Task to complete — Set the listing down again exactly, please, apart from its pictures.

Supplied data —
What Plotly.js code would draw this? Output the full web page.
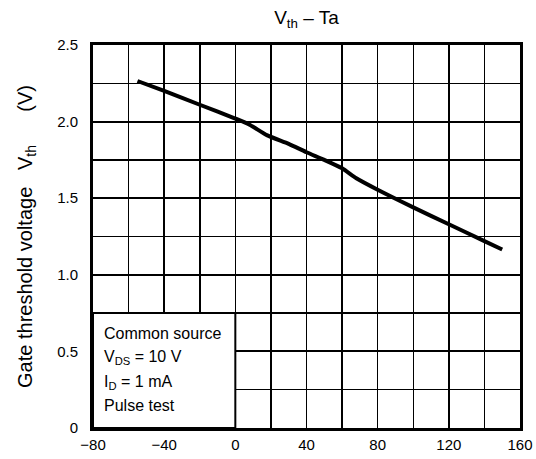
<!DOCTYPE html>
<html>
<head>
<meta charset="utf-8">
<script src="https://cdn.plot.ly/plotly-3.0.1.min.js"></script>
<style>html,body{margin:0;padding:0;background:#fff;}#chart{width:536px;height:459px;}</style>
</head>
<body>
<div id="chart"></div>
<script>
// Ambient temperature Ta (°C)
const ta = [-55, -40, -20, 0, 8, 18, 30, 40, 50, 60, 68, 80, 100, 120, 140, 150];
// Gate threshold voltage Vth (V)
const vth = [2.265, 2.20, 2.11, 2.02, 1.98, 1.91, 1.855, 1.80, 1.75, 1.695, 1.63, 1.555, 1.44, 1.33, 1.22, 1.165];

const xTickVals = [-80, -40, 0, 40, 80, 120, 160];
const xTickText = ['\u221280', '\u221240', '0', '40', '80', '120', '160'];
const yTickVals = [0, 0.5, 1.0, 1.5, 2.0, 2.5];
const yTickText = ['0', '0.5', '1.0', '1.5', '2.0', '2.5'];

const noteLines = ['Common source', 'V<sub>DS</sub> = 10 V', 'I<sub>D</sub> = 1 mA', 'Pulse test'];
const noteY = [0.614, 0.457, 0.300, 0.144];

const FONT = 'Liberation Sans, Arial, Helvetica, sans-serif';
const SP1 = '\u00a0\u00a0\u00a0';
const SP2 = '\u00a0\u00a0\u00a0\u00a0\u00a0\u00a0';

const trace = {
  x: ta, y: vth, type: 'scatter', mode: 'lines',
  line: {color: '#000', width: 4, shape: 'spline', smoothing: 0.6},
  hoverinfo: 'skip'
};

const annotations = noteLines.map((t, i) => ({
  x: -74.8, y: noteY[i], xref: 'x', yref: 'y', text: t, showarrow: false,
  xanchor: 'left', yanchor: 'middle', font: {family: FONT, size: 16, color: '#000'}
}));

const layout = {
  width: 536, height: 459,
  margin: {l: 93, r: 16, t: 45, b: 31, pad: 0},
  paper_bgcolor: '#fff', plot_bgcolor: '#fff',
  showlegend: false,
  font: {family: FONT, size: 15, color: '#000'},
  title: {text: 'V<sub>th</sub> \u2013 Ta', x: 0.5, xref: 'paper', xanchor: 'center',
          y: 0.962, yref: 'container', yanchor: 'middle', font: {family: FONT, size: 19, color: '#000'}},
  xaxis: {
    range: [-80, 160], tickmode: 'array', tickvals: xTickVals, ticktext: xTickText,
    showgrid: true, gridcolor: '#000', gridwidth: 1.5,
    minor: {dtick: 20, tick0: -80, showgrid: true, gridcolor: '#000', gridwidth: 1.5, ticks: ''},
    showline: true, linecolor: '#000', linewidth: 3, mirror: true,
    ticks: '', zeroline: false, fixedrange: true, ticklabelstandoff: 1,
    tickfont: {family: FONT, size: 15, color: '#000'}
  },
  yaxis: {
    range: [0, 2.5], tickmode: 'array', tickvals: yTickVals, ticktext: yTickText,
    showgrid: true, gridcolor: '#000', gridwidth: 2,
    minor: {dtick: 0.25, tick0: 0, showgrid: true, gridcolor: '#000', gridwidth: 1.5, ticks: ''},
    showline: true, linecolor: '#000', linewidth: 3, mirror: true,
    ticks: '', zeroline: false, fixedrange: true, ticklabelstandoff: 9,
    tickfont: {family: FONT, size: 15, color: '#000'},
    title: {text: 'Gate threshold voltage' + SP1 + 'V<sub>th</sub>' + SP2 + '(V)', standoff: 20,
            font: {family: FONT, size: 20, color: '#000'}}
  },
  shapes: [{
    type: 'rect', xref: 'x', yref: 'y', x0: -80, x1: 0, y0: 0, y1: 0.75,
    fillcolor: '#fff', line: {color: '#000', width: 2}, layer: 'between'
  }],
  annotations: annotations
};

Plotly.newPlot('chart', [trace], layout, {displayModeBar: false, staticPlot: true});
</script>
</body>
</html>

Problem solution —
What Plotly.js code would draw this? Output the full web page.
<!DOCTYPE html>
<html>
<head>
<meta charset="utf-8">
<script src="https://cdn.plot.ly/plotly-3.0.1.min.js"></script>
<style>html,body{margin:0;padding:0;background:#fff;}#chart{width:536px;height:459px;}</style>
</head>
<body>
<div id="chart"></div>
<script>
// Ambient temperature Ta (°C)
const ta = [-55, -40, -20, 0, 8, 18, 30, 40, 50, 60, 68, 80, 100, 120, 140, 150];
// Gate threshold voltage Vth (V)
const vth = [2.265, 2.20, 2.11, 2.02, 1.98, 1.91, 1.855, 1.80, 1.75, 1.695, 1.63, 1.555, 1.44, 1.33, 1.22, 1.165];

const xTickVals = [-80, -40, 0, 40, 80, 120, 160];
const xTickText = ['\u221280', '\u221240', '0', '40', '80', '120', '160'];
const yTickVals = [0, 0.5, 1.0, 1.5, 2.0, 2.5];
const yTickText = ['0', '0.5', '1.0', '1.5', '2.0', '2.5'];

const noteLines = ['Common source', 'V<sub>DS</sub> = 10 V', 'I<sub>D</sub> = 1 mA', 'Pulse test'];
const noteY = [0.614, 0.457, 0.300, 0.144];

const FONT = 'Liberation Sans, Arial, Helvetica, sans-serif';
const SP1 = '\u00a0\u00a0\u00a0';
const SP2 = '\u00a0\u00a0\u00a0\u00a0\u00a0\u00a0';

const trace = {
  x: ta, y: vth, type: 'scatter', mode: 'lines',
  line: {color: '#000', width: 4, shape: 'spline', smoothing: 0.6},
  hoverinfo: 'skip'
};

const annotations = noteLines.map((t, i) => ({
  x: -74.8, y: noteY[i], xref: 'x', yref: 'y', text: t, showarrow: false,
  xanchor: 'left', yanchor: 'middle', font: {family: FONT, size: 16, color: '#000'}
}));

const layout = {
  width: 536, height: 459,
  margin: {l: 93, r: 16, t: 45, b: 31, pad: 0},
  paper_bgcolor: '#fff', plot_bgcolor: '#fff',
  showlegend: false,
  font: {family: FONT, size: 15, color: '#000'},
  title: {text: 'V<sub>th</sub> \u2013 Ta', x: 0.5, xref: 'paper', xanchor: 'center',
          y: 0.962, yref: 'container', yanchor: 'middle', font: {family: FONT, size: 19, color: '#000'}},
  xaxis: {
    range: [-80, 160], tickmode: 'array', tickvals: xTickVals, ticktext: xTickText,
    showgrid: true, gridcolor: '#000', gridwidth: 1.5,
    minor: {dtick: 20, tick0: -80, showgrid: true, gridcolor: '#000', gridwidth: 1.5, ticks: ''},
    showline: true, linecolor: '#000', linewidth: 3, mirror: true,
    ticks: '', zeroline: false, fixedrange: true, ticklabelstandoff: 1,
    tickfont: {family: FONT, size: 15, color: '#000'}
  },
  yaxis: {
    range: [0, 2.5], tickmode: 'array', tickvals: yTickVals, ticktext: yTickText,
    showgrid: true, gridcolor: '#000', gridwidth: 2,
    minor: {dtick: 0.25, tick0: 0, showgrid: true, gridcolor: '#000', gridwidth: 1.5, ticks: ''},
    showline: true, linecolor: '#000', linewidth: 3, mirror: true,
    ticks: '', zeroline: false, fixedrange: true, ticklabelstandoff: 9,
    tickfont: {family: FONT, size: 15, color: '#000'},
    title: {text: 'Gate threshold voltage' + SP1 + 'V<sub>th</sub>' + SP2 + '(V)', standoff: 20,
            font: {family: FONT, size: 20, color: '#000'}}
  },
  shapes: [{
    type: 'rect', xref: 'x', yref: 'y', x0: -80, x1: 0, y0: 0, y1: 0.75,
    fillcolor: '#fff', line: {color: '#000', width: 2}, layer: 'between'
  }],
  annotations: annotations
};

Plotly.newPlot('chart', [trace], layout, {displayModeBar: false, staticPlot: true});
</script>
</body>
</html>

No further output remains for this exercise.